Continuity Clinic (Primary Care Clinic-PCC)
Houston Methodist’s Primary Care Clinic (PCC) is a resident-run continuity clinic where residents and interns see their own panel of patients during a weekly half-day clinic session. Each clinic session has a total of four to eight residents (a combination of interns and upper levels), and 1-2 attending physicians.
General PCC Facts
- Each resident sees new and established patients, post-hospital discharge visits, pre-operative consultations, sick visits and preventative health (wellness) visits.
- Residents will become experienced in managing a broad spectrum of outpatient conditions seen frequently in primary care.
- The PCC is adjacent to the faculty practice and provides easy access for patients requiring subspecialty consultations.
- The electronic health record (EHR), Epic, provides an opportunity to improve patient care using the latest technology.
- Residents are supervised by a group of primary care attendings allowing for the development of a long-term mentoring relationship.
- Patients are seen in a newly renovated, on-site facility with accommodations for an optimal educational experience.
- Online modules enhance the educational experience in the PCC by providing access to high-yield learning topics frequently encountered in the ambulatory setting.
- Pre-clinic huddles are attended by the clinic team (residents, MA's and attendings) for 30 minutes prior.
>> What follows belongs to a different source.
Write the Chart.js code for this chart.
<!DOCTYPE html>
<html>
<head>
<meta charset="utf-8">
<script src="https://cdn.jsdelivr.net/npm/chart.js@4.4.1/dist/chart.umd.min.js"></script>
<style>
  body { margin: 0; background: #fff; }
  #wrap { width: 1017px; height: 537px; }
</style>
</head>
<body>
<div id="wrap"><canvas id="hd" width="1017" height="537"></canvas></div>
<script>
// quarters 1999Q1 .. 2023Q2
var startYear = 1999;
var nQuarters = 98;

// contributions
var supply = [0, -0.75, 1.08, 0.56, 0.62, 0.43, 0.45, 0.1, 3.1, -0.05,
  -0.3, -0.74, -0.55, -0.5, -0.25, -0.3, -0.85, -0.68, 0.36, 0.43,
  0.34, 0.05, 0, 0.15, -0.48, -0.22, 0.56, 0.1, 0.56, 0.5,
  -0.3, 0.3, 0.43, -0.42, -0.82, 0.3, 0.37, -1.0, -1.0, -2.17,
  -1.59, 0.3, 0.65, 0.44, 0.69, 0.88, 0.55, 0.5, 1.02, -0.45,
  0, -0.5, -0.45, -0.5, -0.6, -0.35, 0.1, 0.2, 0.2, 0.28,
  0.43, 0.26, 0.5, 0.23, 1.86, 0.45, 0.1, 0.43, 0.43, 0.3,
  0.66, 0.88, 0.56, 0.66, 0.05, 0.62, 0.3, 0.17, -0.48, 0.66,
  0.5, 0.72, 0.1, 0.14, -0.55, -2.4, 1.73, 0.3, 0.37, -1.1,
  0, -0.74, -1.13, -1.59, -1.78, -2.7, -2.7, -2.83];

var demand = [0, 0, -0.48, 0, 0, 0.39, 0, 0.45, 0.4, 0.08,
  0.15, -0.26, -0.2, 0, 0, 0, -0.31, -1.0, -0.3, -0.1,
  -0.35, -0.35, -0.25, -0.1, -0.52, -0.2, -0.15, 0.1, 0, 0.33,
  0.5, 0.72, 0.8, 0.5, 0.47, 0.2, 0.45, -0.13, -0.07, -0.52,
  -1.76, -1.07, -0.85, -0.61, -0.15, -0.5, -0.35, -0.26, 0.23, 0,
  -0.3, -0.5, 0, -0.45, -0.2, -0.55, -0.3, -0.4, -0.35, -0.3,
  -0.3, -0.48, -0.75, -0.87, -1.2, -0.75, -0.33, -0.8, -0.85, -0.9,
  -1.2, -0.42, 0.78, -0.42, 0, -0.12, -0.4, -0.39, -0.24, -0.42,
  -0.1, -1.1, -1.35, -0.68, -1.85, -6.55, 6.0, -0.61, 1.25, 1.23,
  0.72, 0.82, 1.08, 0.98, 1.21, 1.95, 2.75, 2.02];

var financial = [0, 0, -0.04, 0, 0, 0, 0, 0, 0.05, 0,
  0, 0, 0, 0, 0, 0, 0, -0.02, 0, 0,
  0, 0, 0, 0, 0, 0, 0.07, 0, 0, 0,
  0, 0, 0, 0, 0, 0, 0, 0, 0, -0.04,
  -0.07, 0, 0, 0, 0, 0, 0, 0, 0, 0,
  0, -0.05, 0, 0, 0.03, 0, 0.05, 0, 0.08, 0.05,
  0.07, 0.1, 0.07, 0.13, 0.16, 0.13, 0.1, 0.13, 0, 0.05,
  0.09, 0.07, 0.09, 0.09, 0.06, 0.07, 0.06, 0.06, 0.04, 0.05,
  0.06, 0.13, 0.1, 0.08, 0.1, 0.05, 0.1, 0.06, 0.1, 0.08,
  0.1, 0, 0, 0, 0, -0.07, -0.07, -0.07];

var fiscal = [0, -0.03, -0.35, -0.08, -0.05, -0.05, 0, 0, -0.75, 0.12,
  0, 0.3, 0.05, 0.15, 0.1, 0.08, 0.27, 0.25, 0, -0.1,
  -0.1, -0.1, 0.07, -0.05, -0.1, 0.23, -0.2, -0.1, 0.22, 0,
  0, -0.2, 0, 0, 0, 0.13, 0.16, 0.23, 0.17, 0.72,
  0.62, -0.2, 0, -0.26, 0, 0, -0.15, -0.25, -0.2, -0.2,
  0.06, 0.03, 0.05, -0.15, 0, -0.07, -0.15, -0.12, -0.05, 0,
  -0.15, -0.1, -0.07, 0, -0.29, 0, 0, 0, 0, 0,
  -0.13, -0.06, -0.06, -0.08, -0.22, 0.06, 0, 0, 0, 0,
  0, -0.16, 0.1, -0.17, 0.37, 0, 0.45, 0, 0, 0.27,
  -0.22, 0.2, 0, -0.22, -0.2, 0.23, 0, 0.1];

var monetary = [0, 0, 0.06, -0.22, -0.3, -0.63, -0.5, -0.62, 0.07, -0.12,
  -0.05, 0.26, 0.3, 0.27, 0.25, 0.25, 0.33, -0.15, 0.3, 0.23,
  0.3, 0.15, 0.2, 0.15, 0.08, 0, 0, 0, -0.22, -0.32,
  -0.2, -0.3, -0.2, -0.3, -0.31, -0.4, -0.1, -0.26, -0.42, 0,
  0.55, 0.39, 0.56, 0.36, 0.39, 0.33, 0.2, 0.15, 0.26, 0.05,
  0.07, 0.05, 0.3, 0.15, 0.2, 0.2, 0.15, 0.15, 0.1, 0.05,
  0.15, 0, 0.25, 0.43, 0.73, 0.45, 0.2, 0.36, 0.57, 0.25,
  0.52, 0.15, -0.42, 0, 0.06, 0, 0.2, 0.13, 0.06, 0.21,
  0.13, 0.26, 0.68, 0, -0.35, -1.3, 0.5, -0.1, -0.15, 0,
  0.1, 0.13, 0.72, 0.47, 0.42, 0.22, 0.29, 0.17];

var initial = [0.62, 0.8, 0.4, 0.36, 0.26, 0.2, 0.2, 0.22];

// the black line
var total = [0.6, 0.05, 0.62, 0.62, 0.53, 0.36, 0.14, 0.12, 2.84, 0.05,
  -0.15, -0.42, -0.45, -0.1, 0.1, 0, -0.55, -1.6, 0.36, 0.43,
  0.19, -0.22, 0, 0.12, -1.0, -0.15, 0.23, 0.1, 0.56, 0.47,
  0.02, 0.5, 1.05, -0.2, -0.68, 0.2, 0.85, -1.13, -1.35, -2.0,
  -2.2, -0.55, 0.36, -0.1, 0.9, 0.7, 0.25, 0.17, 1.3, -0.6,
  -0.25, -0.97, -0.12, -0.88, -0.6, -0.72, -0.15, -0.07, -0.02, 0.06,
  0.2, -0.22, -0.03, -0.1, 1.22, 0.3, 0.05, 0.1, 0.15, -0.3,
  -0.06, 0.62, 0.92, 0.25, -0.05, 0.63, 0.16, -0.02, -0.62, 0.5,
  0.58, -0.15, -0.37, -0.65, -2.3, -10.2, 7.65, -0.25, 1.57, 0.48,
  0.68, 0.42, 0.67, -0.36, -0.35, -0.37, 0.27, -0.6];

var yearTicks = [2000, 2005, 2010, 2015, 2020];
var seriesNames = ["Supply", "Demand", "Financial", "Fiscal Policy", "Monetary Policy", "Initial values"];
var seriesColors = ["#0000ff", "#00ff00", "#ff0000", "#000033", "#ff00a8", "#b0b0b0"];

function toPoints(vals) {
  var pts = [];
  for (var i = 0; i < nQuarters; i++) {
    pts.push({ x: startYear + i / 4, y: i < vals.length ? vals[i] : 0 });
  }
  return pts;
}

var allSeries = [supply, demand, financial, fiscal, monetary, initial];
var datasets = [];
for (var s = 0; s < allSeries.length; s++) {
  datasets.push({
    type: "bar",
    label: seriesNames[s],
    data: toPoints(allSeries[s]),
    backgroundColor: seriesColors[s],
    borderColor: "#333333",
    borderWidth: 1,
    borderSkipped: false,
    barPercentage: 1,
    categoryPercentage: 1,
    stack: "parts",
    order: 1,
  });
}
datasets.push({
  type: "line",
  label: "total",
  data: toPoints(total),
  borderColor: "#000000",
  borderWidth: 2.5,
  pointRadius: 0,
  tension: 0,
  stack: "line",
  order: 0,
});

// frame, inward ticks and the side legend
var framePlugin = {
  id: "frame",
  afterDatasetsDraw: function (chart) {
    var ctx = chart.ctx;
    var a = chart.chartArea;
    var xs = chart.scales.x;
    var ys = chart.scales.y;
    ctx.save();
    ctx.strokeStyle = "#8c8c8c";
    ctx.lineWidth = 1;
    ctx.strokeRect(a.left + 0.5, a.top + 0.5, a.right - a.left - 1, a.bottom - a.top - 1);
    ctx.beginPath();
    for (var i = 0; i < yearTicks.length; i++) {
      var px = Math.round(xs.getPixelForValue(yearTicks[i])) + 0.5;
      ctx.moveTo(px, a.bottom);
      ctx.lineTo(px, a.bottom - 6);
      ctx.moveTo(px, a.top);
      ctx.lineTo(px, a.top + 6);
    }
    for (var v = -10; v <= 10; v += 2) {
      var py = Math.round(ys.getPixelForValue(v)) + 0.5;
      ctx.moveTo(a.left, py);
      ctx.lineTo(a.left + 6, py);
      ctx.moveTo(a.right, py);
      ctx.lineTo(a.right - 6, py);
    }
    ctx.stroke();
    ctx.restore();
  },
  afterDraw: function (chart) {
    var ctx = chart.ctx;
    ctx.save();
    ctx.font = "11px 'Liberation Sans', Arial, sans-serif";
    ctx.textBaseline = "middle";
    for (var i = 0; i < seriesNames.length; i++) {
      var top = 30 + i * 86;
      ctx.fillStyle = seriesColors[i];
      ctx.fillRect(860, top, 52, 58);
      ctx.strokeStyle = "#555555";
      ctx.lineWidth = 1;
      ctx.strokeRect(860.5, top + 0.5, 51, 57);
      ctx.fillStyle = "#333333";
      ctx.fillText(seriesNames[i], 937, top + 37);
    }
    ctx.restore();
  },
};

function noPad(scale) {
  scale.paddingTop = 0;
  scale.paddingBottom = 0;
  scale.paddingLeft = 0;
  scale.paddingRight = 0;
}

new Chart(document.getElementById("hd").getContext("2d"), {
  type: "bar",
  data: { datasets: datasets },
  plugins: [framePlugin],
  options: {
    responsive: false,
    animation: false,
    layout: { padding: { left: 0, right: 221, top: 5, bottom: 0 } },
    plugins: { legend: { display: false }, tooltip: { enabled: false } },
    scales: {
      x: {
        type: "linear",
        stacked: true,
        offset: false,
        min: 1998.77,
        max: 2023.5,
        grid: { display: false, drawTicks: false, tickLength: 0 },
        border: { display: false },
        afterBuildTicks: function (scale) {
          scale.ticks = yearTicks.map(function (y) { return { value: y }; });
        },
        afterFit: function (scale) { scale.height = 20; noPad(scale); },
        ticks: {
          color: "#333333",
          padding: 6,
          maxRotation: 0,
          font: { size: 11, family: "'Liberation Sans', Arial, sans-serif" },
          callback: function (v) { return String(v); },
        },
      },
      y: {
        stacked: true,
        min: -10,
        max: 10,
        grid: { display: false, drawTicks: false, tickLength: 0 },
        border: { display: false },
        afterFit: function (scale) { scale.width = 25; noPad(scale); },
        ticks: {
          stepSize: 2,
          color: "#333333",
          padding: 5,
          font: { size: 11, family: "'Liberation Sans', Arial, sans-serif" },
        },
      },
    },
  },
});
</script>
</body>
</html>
This time is used for reviewing the daily schedule and identifying any potential patient needs. The remaining time is used to discuss a high yield ambulatory topic assigned from the Yale Curriculum.
- During the pandemic, our Primary Care Clinic has incorporated virtual visits and we are fully equipped to perform telemedicine to ensure continuity of care for our patients.
- For those interested in pursuing a primary care career, staring the second year of residency, residents are given the opportunity to relocate their continuity clinic to work with a primary care physician in the Houston Methodist community. This experience provides a true primary care setting and the mentorship required to understand what it means to be a primary care provider.